The signers of the Declaration of Independence pledged their lives, their fortunes, and their sacred honor to the cause of American freedom.
They said so in the famous final line of the document whose 250th anniversary arrives on July 4, 2026.
For many of them, this means they also pledged their farms.
That’s because so many of our founding fathers were founding farmers, as my colleague Mark Wagoner of the Global Farmer Network pointed out in a recent column.
The 56 signers of the Declaration came from many backgrounds and labored in many professions. The primary author of the document, Thomas Jefferson, was a lawyer and politician as well as a farmer in Virginia. About 15 of the signers were at least part-time farmers.
I’m a full-time farmer, here in Illinois. I’m also looking forward to celebrating America’s big birthday. My family usually goes to a city park in Bloomington and watches a fireworks show that features patriotic music. We’ve done this for years. I expect that we’ll do it again for the upcoming semiquincentennial.
The Declaration that we’ll commemorate says nothing about farming, at least not directly. The word “farm” does not appear in the text. Neither do “agriculture,” “cultivation,” or “crop.”
Yet one part of it resonates with me as a corn and soybean grower in 2026. It’s in the list of grievances against King George III: The colonists accuse him of “cutting off our Trade with all parts of the world.”
This is a reference to Britain’s severe restrictions economic activity, which stopped the colonists from engaging in the voluntary exchange of goods across borders. Blocking trade hurt many sectors of the economy, including colonial farmers who depended on exports for their livelihood. Southerners exported tobacco, rice, and wheat. Northerners exported grain and flour.
Today’s farmers still need these markets. Some of the commodities have changed. We grow much less tobacco, for example. Yet American farmers continue to grow far more food than the United States needs to feed itself. Many of the crops I’m raising this summer will ship abroad.
This is good for everyone. It keeps my family farm in business. It supports jobs in my fields. It enables me to buy tractors from manufacturers that employ factory workers. It brings money into the United States, improves the balance of trade, and supports rural economies.
A second passage in the Declaration also speaks to me as a farmer today. It’s the penultimate line—the one that precedes the sentence about lives, fortunes, and sacred honor. It announces that the new and independent nation will begin to “contract Alliances [and] establish Commerce.”
In other words, our government promises to build the trading relationships that allow farmers and others to flourish. This matters as much today as it did in 1776. Exports support the jobs of about 10 million Americans, according to the Department of Commerce.
And let’s not forget that consumers depend on imports, grown by farmers far away. If you drink coffee, you need farmers in South America and Africa. They harvest the beans that become your morning drink.
The same is true for our year-round supply of fruits and vegetables. We eat well even in the dead of winter because we have so many choices. We live better because we exchange goods and services with farmers who grow avocados in Mexico, bananas in Guatemala, and cocoa in the Ivory Coast.

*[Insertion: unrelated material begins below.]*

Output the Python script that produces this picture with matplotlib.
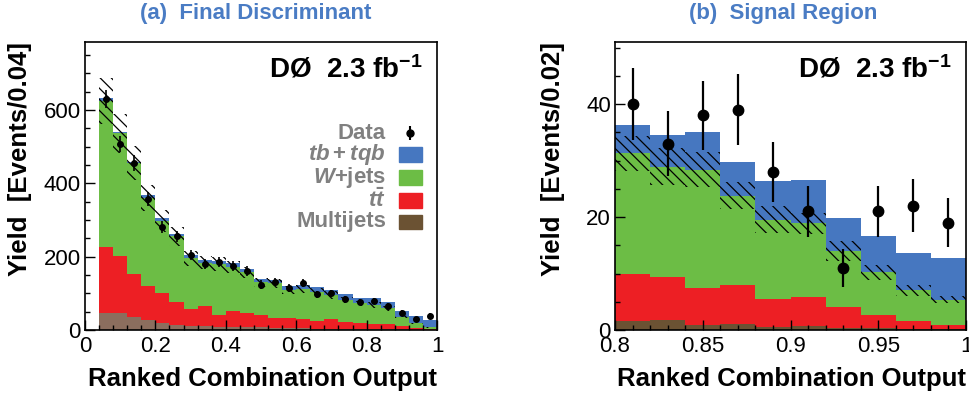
import numpy as np
import matplotlib
matplotlib.use('Agg')
import matplotlib.pyplot as plt
from matplotlib.ticker import MultipleLocator, FuncFormatter
from matplotlib.patches import Rectangle

plt.rcParams['font.family'] = ['Liberation Sans', 'DejaVu Sans']
plt.rcParams['mathtext.fontset'] = 'custom'
plt.rcParams['mathtext.rm'] = 'Liberation Sans:bold'
plt.rcParams['mathtext.bf'] = 'Liberation Sans:bold'
plt.rcParams['mathtext.it'] = 'Liberation Sans:italic:bold'
plt.rcParams['hatch.linewidth'] = 0.9

# (a) full discriminant, bins of 0.04 from 0.04 to 1.0
edges_a = np.round(np.arange(0.04, 1.0001, 0.04), 2)
multijets_a = [47, 47, 35, 27, 18, 14, 11, 10, 9, 9, 8, 7, 6, 5, 5, 4, 4, 3, 3, 3, 2, 2, 1, 1]
ttbar_a = [180, 155, 117, 93, 82, 61, 46, 56, 32, 43, 37, 34, 28, 27, 24, 21, 25, 20, 17, 13, 14, 9, 5, 2]
wjets_a = [398, 334, 303, 239, 198, 180, 138, 117, 139, 120, 112, 89, 93, 77, 82, 79, 66, 60, 53, 52, 43, 25, 12, 4]
signal_a = [7, 5, 4, 9, 7, 7, 9, 7, 9, 11, 9, 9, 9, 11, 11, 14, 14, 14, 13, 18, 18, 17, 20, 20]
data_a = [629, 507, 455, 356, 280, 255, 204, 179, 186, 174, 161, 124, 130, 115, 129, 97, 100, 84, 77, 79, 65, 47, 30, 39]
bkg_err_a = [63, 54, 46, 36, 30, 26, 20, 18, 18, 17, 16, 13, 13, 11, 11, 10, 10, 8, 7, 7, 6, 4, 2, 1]

# (b) signal region, bins of 0.02 from 0.8 to 1.0
edges_b = np.round(np.arange(0.80, 1.0001, 0.02), 2)
multijets_b = [1.6, 1.8, 0.9, 1.1, 0.6, 0.7, 0.4, 0.3, 0.2, 0.1]
ttbar_b = [8.4, 7.6, 6.5, 6.9, 4.9, 5.2, 3.6, 2.3, 1.4, 0.8]
wjets_b = [21.3, 19.5, 21.0, 15.8, 14.0, 13.0, 10.0, 7.6, 5.4, 4.5]
signal_b = [5.0, 5.7, 6.7, 6.0, 6.9, 7.6, 5.9, 6.4, 6.7, 7.3]
data_b = [40, 33, 38, 39, 28, 21, 11, 21, 22, 19]
bkg_err_b = [3.1, 3.3, 3.1, 2.4, 2.4, 1.9, 1.8, 1.3, 0.9, 0.6]

BLUE = '#4677c0'
GREEN = '#6cbd45'
RED = '#ed1f24'
BROWN = '#6b5233'
BROWN_A = '#8b6e5e'
GRAY = '#808080'
TITLE_BLUE = '#4a7cc4'

legend_labels = ['Data', r'$tb + tqb$', r'$W$+jets', r'$t\bar{t}$', 'Multijets']


def draw_panel(ax, edges, mj, tt, wj, sig, data, bkg_err, brown, ms, elw):
    edges = np.asarray(edges)
    centers = 0.5 * (edges[:-1] + edges[1:])
    bottom = np.zeros(len(mj))
    for vals, c in zip([mj, tt, wj, sig], [brown, RED, GREEN, BLUE]):
        top = bottom + np.asarray(vals, dtype=float)
        ax.stairs(top, edges, baseline=bottom, fill=True, color=c, linewidth=0.6)
        bottom = top
    bkg = np.asarray(mj) + np.asarray(tt) + np.asarray(wj)
    err = np.asarray(bkg_err, dtype=float)
    ax.bar(centers, 2 * err, bottom=bkg - err, width=np.diff(edges), fill=False,
           hatch='\\\\\\', linewidth=0, edgecolor='black', zorder=3)
    data = np.asarray(data, dtype=float)
    ax.errorbar(centers, data, yerr=np.sqrt(data), fmt='o', color='black',
                ms=ms, elinewidth=elw, capsize=0, zorder=4)


def style_axes(ax, xmaj, xmin, ymaj, ymin):
    ax.xaxis.set_major_locator(MultipleLocator(xmaj))
    ax.xaxis.set_minor_locator(MultipleLocator(xmin))
    ax.yaxis.set_major_locator(MultipleLocator(ymaj))
    ax.yaxis.set_minor_locator(MultipleLocator(ymin))
    ax.xaxis.set_major_formatter(FuncFormatter(lambda v, p: '%g' % round(v, 3)))
    ax.tick_params(which='both', direction='in', top=False, right=False,
                   labelsize=16, width=1, colors='black')
    ax.tick_params(axis='x', pad=4)
    ax.tick_params(axis='y', pad=3)
    ax.tick_params(which='major', length=7)
    ax.tick_params(which='minor', length=3.5)
    for s in ax.spines.values():
        s.set_linewidth(1.2)
    ax.set_xlabel('Ranked Combination Output', fontsize=18.5, fontweight='bold',
                  loc='right')
    ax.xaxis.set_label_coords(1.0, -0.13)
    ax.xaxis.label.set_va('top')
    ax.text(0.96, 0.905, 'DØ  2.3 fb$^{-1}$', transform=ax.transAxes,
            ha='right', va='center', fontsize=20, fontweight='bold')


fig = plt.figure(figsize=(9.69, 4.0), dpi=100)
ax_a = fig.add_axes([85 / 969, 70 / 400, 352 / 969, 288 / 400])
ax_b = fig.add_axes([615 / 969, 70 / 400, 351 / 969, 288 / 400])

draw_panel(ax_a, edges_a, multijets_a, ttbar_a, wjets_a, signal_a, data_a,
           bkg_err_a, BROWN_A, ms=4, elw=1.2)
ax_a.set_xlim(0, 1)
ax_a.set_ylim(0, 785)
style_axes(ax_a, 0.2, 0.04, 200, 50)
ax_a.set_ylabel('Yield  [Events/0.04]', fontsize=18.5, fontweight='bold', loc='top')
ax_a.yaxis.set_label_coords(-0.15, 1.0)

draw_panel(ax_b, edges_b, multijets_b, ttbar_b, wjets_b, signal_b, data_b,
           bkg_err_b, BROWN, ms=7.5, elw=1.6)
ax_b.set_xlim(0.8, 1.0)
ax_b.set_ylim(0, 51)
style_axes(ax_b, 0.05, 0.01, 20, 5)
ax_b.set_ylabel('Yield  [Events/0.02]', fontsize=18.5, fontweight='bold', loc='top')
ax_b.yaxis.set_label_coords(-0.142, 1.0)

# legend for panel (a): grey right-aligned labels with swatches on the right
rows_y = [0.684, 0.608, 0.531, 0.451, 0.375]
for label, y in zip(legend_labels, rows_y):
    ax_a.text(0.855, y, label, transform=ax_a.transAxes, ha='right', va='center',
              fontsize=16, fontweight='bold', color=GRAY)
ax_a.errorbar([0.924], [rows_y[0]], yerr=[0.024], transform=ax_a.transAxes,
              fmt='o', color='black', ms=5, elinewidth=1.5, capsize=0, clip_on=False)
for c, y in zip([BLUE, GREEN, RED, BROWN], rows_y[1:]):
    ax_a.add_patch(Rectangle((0.892, y - 0.026), 0.065, 0.052,
                             transform=ax_a.transAxes, color=c, zorder=5))

fig.text(256 / 969, 0.965, '(a)  Final Discriminant', ha='center', va='center',
         fontsize=16, fontweight='bold', color=TITLE_BLUE)
fig.text(783 / 969, 0.965, '(b)  Signal Region', ha='center', va='center',
         fontsize=16, fontweight='bold', color=TITLE_BLUE)

fig.savefig('out.png', dpi=100)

Despite the enormous benefits of trade, we live in an era of protectionism. Many public figures believe that we should rely more on ourselves and less on foreigners. In some cases, this makes sense. Homegrown manufacturing and energy production build U.S. resilience in a tumultuous world.
Yet we can’t become isolationists. This would in fact make us poorer and weaker. When people in different countries can focus on what they do well, in a system of specialization and comparative advantage, everyone can thrive.
That’s a lesson from Adam Smith and “The Wealth of Nations,” the most important book of economics ever written. It was published, coincidentally, in that momentous year of 1776.
As America approaches its major milestone, let’s be grateful for the blessings of liberty—and let’s remember that one of the blessings that the founders have bestowed on us is international trade.